Source code of charts:
* * *
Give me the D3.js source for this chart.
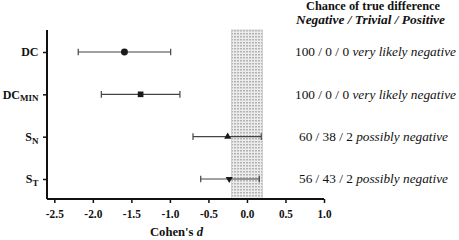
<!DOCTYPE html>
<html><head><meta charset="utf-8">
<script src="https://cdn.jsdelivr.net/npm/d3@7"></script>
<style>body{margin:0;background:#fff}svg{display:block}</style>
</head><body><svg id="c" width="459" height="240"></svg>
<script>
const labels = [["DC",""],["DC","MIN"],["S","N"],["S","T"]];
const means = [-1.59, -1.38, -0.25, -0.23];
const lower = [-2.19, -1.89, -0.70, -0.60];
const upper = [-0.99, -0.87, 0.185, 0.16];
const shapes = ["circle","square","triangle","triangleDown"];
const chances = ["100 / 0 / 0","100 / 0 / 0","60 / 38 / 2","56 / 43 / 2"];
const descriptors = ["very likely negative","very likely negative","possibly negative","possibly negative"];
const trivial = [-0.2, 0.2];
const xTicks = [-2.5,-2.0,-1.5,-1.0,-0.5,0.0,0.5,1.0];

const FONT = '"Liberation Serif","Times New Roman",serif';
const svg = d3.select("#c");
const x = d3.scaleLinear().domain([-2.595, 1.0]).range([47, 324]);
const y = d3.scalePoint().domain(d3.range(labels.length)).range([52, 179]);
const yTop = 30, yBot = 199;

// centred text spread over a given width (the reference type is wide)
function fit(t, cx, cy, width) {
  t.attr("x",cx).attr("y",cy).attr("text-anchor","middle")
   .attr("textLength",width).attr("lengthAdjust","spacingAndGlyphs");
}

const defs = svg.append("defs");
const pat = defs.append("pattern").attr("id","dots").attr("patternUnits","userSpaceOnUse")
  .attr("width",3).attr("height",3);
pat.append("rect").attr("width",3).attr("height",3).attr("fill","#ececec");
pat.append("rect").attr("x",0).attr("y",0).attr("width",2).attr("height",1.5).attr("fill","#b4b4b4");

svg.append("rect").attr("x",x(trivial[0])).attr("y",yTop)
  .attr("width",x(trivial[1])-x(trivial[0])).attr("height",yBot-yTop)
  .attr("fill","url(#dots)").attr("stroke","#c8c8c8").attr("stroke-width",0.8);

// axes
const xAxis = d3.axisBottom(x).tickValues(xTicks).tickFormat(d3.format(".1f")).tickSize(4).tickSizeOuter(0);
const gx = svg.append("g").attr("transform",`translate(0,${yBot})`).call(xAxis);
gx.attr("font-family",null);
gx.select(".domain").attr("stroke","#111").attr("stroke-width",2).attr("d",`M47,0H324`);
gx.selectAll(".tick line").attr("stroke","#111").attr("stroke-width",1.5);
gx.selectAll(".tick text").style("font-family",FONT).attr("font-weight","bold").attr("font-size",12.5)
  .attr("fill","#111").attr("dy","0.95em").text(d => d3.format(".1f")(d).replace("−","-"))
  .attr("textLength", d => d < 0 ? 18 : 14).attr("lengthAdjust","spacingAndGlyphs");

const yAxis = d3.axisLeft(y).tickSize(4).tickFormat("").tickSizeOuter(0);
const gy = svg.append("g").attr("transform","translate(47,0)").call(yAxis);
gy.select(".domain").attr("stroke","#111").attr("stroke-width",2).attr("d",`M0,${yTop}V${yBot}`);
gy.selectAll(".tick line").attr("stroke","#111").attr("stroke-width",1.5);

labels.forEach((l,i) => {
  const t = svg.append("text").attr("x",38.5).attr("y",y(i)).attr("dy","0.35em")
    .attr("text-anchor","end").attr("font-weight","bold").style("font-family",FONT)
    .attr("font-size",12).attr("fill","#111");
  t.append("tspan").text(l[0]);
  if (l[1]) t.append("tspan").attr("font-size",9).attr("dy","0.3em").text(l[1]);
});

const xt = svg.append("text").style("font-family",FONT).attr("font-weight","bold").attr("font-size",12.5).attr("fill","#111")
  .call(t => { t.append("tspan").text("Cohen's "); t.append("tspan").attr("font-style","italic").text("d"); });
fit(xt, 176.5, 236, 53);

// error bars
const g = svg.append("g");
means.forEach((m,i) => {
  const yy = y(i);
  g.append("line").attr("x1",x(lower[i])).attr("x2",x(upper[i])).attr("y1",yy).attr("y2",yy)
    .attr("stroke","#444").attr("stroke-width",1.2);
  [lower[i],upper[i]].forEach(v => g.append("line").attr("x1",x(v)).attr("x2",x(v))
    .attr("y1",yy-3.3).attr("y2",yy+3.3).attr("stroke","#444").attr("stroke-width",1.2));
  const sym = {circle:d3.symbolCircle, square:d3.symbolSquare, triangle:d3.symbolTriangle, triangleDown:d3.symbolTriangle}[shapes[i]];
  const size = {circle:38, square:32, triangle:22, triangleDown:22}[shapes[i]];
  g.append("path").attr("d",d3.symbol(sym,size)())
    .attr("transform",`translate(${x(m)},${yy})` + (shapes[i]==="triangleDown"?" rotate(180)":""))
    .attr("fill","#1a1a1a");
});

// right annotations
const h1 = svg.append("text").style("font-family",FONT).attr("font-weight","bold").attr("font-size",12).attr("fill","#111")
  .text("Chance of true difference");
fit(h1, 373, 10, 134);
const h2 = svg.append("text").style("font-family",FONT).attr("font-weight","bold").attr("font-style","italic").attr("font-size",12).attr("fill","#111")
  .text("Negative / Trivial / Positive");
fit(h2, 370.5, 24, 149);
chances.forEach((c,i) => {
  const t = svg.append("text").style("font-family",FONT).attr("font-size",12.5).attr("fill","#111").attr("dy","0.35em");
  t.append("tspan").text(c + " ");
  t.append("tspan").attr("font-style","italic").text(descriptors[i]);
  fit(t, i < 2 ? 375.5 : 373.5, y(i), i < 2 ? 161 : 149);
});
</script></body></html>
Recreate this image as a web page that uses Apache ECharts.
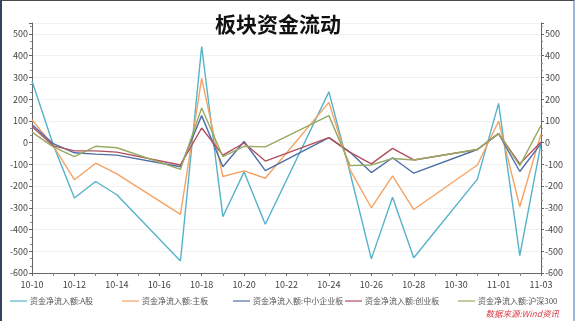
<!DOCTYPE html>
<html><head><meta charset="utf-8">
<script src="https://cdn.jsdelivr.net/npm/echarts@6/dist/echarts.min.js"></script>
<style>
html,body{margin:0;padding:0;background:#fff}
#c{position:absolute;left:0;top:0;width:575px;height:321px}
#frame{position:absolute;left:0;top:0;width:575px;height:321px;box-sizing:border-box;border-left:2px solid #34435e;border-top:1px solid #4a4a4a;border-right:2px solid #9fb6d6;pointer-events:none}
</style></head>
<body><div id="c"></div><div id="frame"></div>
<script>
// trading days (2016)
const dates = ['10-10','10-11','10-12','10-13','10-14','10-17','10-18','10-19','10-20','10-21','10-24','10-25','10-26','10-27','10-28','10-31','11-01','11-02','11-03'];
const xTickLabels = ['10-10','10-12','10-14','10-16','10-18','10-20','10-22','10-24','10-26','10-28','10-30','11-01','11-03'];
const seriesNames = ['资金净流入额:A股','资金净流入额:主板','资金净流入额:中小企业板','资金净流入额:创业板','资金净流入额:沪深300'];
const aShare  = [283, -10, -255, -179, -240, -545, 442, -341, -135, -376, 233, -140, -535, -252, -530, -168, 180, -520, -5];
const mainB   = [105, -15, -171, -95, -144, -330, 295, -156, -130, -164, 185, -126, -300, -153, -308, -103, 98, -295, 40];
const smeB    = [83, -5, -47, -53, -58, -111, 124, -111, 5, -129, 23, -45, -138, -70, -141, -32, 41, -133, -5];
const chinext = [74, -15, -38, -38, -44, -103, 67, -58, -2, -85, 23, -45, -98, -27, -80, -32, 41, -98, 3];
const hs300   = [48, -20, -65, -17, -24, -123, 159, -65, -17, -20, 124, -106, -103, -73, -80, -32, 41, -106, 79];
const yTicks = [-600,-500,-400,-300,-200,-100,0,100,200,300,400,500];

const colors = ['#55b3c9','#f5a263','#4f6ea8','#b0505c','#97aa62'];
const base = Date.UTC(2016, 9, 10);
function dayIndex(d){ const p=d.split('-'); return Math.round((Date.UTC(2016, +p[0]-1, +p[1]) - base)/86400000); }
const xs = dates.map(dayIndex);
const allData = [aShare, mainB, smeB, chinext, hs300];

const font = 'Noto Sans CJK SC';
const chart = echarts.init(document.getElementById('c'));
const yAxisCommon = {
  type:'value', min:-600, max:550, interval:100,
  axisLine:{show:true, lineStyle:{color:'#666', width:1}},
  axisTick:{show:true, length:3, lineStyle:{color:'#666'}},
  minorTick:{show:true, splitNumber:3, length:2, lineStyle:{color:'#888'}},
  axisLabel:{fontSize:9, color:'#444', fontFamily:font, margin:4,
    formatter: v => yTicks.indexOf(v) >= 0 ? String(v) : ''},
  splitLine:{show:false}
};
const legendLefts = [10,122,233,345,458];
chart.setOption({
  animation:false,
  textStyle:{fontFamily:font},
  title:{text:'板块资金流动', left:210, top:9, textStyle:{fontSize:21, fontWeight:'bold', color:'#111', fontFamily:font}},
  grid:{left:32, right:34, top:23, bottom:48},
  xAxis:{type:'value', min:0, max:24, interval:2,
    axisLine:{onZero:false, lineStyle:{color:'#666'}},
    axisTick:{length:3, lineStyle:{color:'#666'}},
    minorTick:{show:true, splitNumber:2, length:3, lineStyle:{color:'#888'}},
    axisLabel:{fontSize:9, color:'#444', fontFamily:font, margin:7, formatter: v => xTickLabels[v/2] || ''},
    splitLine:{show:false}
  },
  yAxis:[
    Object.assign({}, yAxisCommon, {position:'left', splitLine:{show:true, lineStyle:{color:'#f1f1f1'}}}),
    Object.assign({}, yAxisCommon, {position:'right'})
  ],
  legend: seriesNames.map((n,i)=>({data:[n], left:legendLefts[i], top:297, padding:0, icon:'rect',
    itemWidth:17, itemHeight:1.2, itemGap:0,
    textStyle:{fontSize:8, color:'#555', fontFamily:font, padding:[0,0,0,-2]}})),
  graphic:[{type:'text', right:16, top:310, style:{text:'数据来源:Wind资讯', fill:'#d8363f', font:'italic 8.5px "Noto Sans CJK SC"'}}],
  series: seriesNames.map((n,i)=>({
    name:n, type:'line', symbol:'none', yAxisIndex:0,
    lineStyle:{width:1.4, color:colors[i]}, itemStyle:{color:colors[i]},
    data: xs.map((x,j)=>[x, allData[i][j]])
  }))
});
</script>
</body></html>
* * *
**What to work on**
Transcribe, leaving out pictures, each line from the one containing "Recreate this image" through the one containing "const allData = [aShare, mainB, smeB, chinext, hs300];".

**Exercise output**
Recreate this image as a web page that uses Apache ECharts.
<!DOCTYPE html>
<html><head><meta charset="utf-8">
<script src="https://cdn.jsdelivr.net/npm/echarts@6/dist/echarts.min.js"></script>
<style>
html,body{margin:0;padding:0;background:#fff}
#c{position:absolute;left:0;top:0;width:575px;height:321px}
#frame{position:absolute;left:0;top:0;width:575px;height:321px;box-sizing:border-box;border-left:2px solid #34435e;border-top:1px solid #4a4a4a;border-right:2px solid #9fb6d6;pointer-events:none}
</style></head>
<body><div id="c"></div><div id="frame"></div>
<script>
// trading days (2016)
const dates = ['10-10','10-11','10-12','10-13','10-14','10-17','10-18','10-19','10-20','10-21','10-24','10-25','10-26','10-27','10-28','10-31','11-01','11-02','11-03'];
const xTickLabels = ['10-10','10-12','10-14','10-16','10-18','10-20','10-22','10-24','10-26','10-28','10-30','11-01','11-03'];
const seriesNames = ['资金净流入额:A股','资金净流入额:主板','资金净流入额:中小企业板','资金净流入额:创业板','资金净流入额:沪深300'];
const aShare  = [283, -10, -255, -179, -240, -545, 442, -341, -135, -376, 233, -140, -535, -252, -530, -168, 180, -520, -5];
const mainB   = [105, -15, -171, -95, -144, -330, 295, -156, -130, -164, 185, -126, -300, -153, -308, -103, 98, -295, 40];
const smeB    = [83, -5, -47, -53, -58, -111, 124, -111, 5, -129, 23, -45, -138, -70, -141, -32, 41, -133, -5];
const chinext = [74, -15, -38, -38, -44, -103, 67, -58, -2, -85, 23, -45, -98, -27, -80, -32, 41, -98, 3];
const hs300   = [48, -20, -65, -17, -24, -123, 159, -65, -17, -20, 124, -106, -103, -73, -80, -32, 41, -106, 79];
const yTicks = [-600,-500,-400,-300,-200,-100,0,100,200,300,400,500];

const colors = ['#55b3c9','#f5a263','#4f6ea8','#b0505c','#97aa62'];
const base = Date.UTC(2016, 9, 10);
function dayIndex(d){ const p=d.split('-'); return Math.round((Date.UTC(2016, +p[0]-1, +p[1]) - base)/86400000); }
const xs = dates.map(dayIndex);
const allData = [aShare, mainB, smeB, chinext, hs300];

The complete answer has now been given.